Third we are currently field-testing an AI-powered diagnostic tool to support the detection of Mpox. More than 100,000 people have now been affected, and rapid diagnosis remains a major challenge because symptoms are easily confused with those of other diseases. Through a simple photo of a lesion, frontline health workers can diagnose Mpox without needing clients to travel miles to see a doctor.

In each example, we work with a unique context-tailored combination of local and global actors that allows us to collectively drive toward better solutions and outcomes-from 15 local partners to deliver vaccines, companies to provide the latest satellite data and weather forecasting, local and US universities to collect and analyze data. All supported by donors with a focus on outcomes and learning.

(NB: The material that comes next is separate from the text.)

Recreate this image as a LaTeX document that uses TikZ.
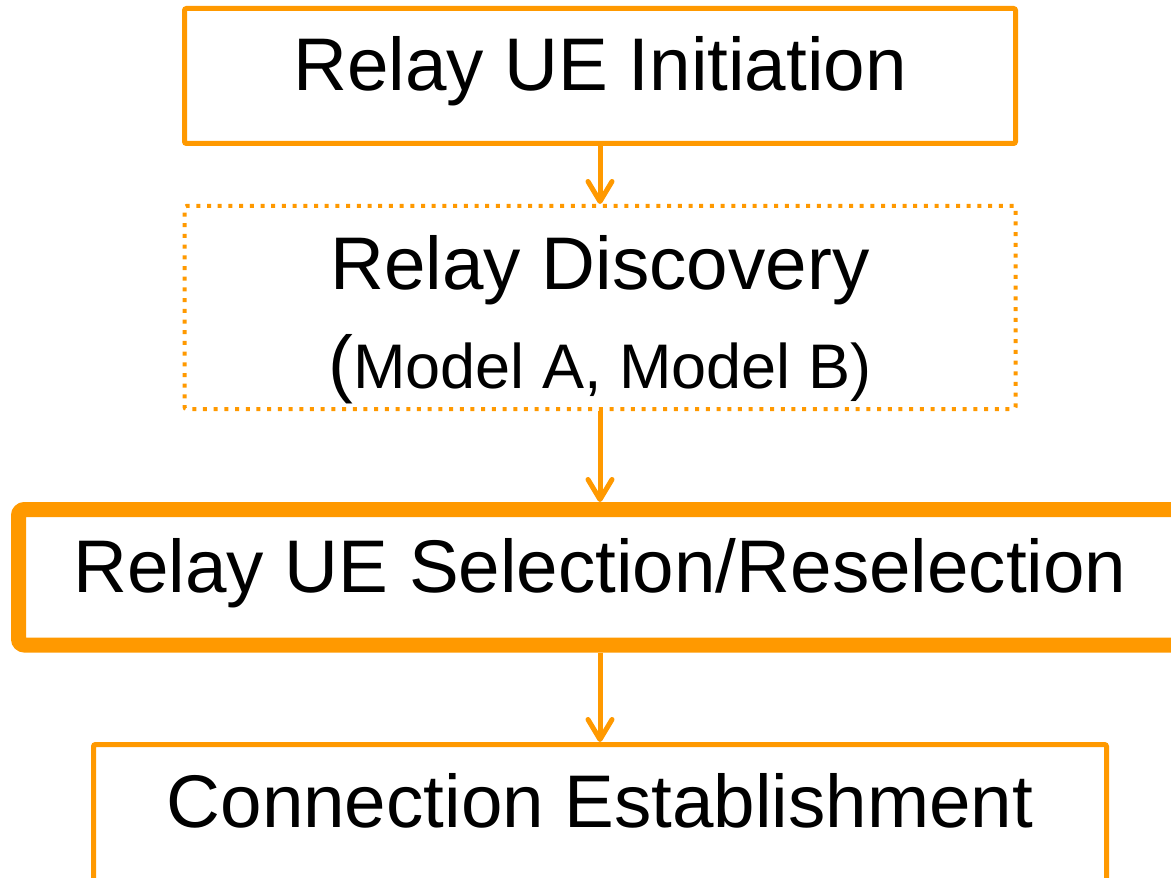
\documentclass[tikz,border=0pt]{standalone}
\usepackage{fontspec}
\setmainfont{Liberation Sans}
\usetikzlibrary{positioning, arrows.meta}
\definecolor{flowOrange}{RGB}{255,153,0}
\newcommand{\bigText}{\fontsize{37.3}{49.5}\selectfont}
\newcommand{\smallText}{\fontsize{31.5}{49.5}\selectfont}
\tikzstyle{flowchart} = [x = 0.5pt, y = -0.5pt]
\tikzstyle{stepBox} = [draw=flowOrange, line width=2.5pt, rounded corners=1pt, inner sep=0pt, font=\bigText]
\tikzstyle{dottedBox} = [stepBox, line width=2pt, dash pattern=on 2pt off 3.35pt]
\tikzstyle{heavyBox} = [stepBox, line width=7.5pt, rounded corners=3pt]
\tikzstyle{flowArrow} = [draw=flowOrange, line width=2.5pt, -{Straight Barb[length=10pt, width=12pt, round]}]

\begin{document}
\begin{tikzpicture}[flowchart]
  \useasboundingbox (0,0) rectangle (1171,877);
  \node [stepBox, minimum width=415.5pt, text height=41.1pt, text depth=26.4pt] (initiation) at (600,76) {Relay UE Initiation};
  \node [dottedBox, minimum width=415.5pt, text height=91pt, text depth=10.5pt, align=center] (discovery) at (600,307.5)
    {Relay Discovery\\{\bigText(}{\smallText Model A, Model B)}};
  \node [heavyBox, minimum width=581.5pt, text height=41.25pt, text depth=26.5pt] (selection) at (600,577.25) {Relay UE Selection/Reselection};
  \node [stepBox, minimum width=506.5pt, text height=41.25pt, text depth=40pt, anchor=north] (establishment) at (600,742)
    {Connection Establishment};

  \draw [flowArrow] (initiation.south) -- (discovery.north);
  \draw [flowArrow] (discovery.south) -- (selection.north);
  \draw [flowArrow] (selection.south) -- (establishment.north);
\end{tikzpicture}
\end{document}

I know that writing reports is difficult. Writing good reports is even more difficult. And this is a good report.

But turning good ideas and insights into practical action is still harder. This is especially the case when arguing for systemic change involving multiple actors.

Change can only be gradual. But our clients cannot afford it to be slow.

That's why we at IRC are trying to embody the future not just debate it. Despite $400 million funding cuts over the last year, we have protected our commitment to impact evaluation, to innovation and to cost effectiveness. In fact, we have doubled down on them. Because the outcome we seek for the people we serve cannot be achieved without them.

That is the way to move beyond not just the false opposites that this report seeks to counter, but also the cruelty and neglect that it seeks to overcome.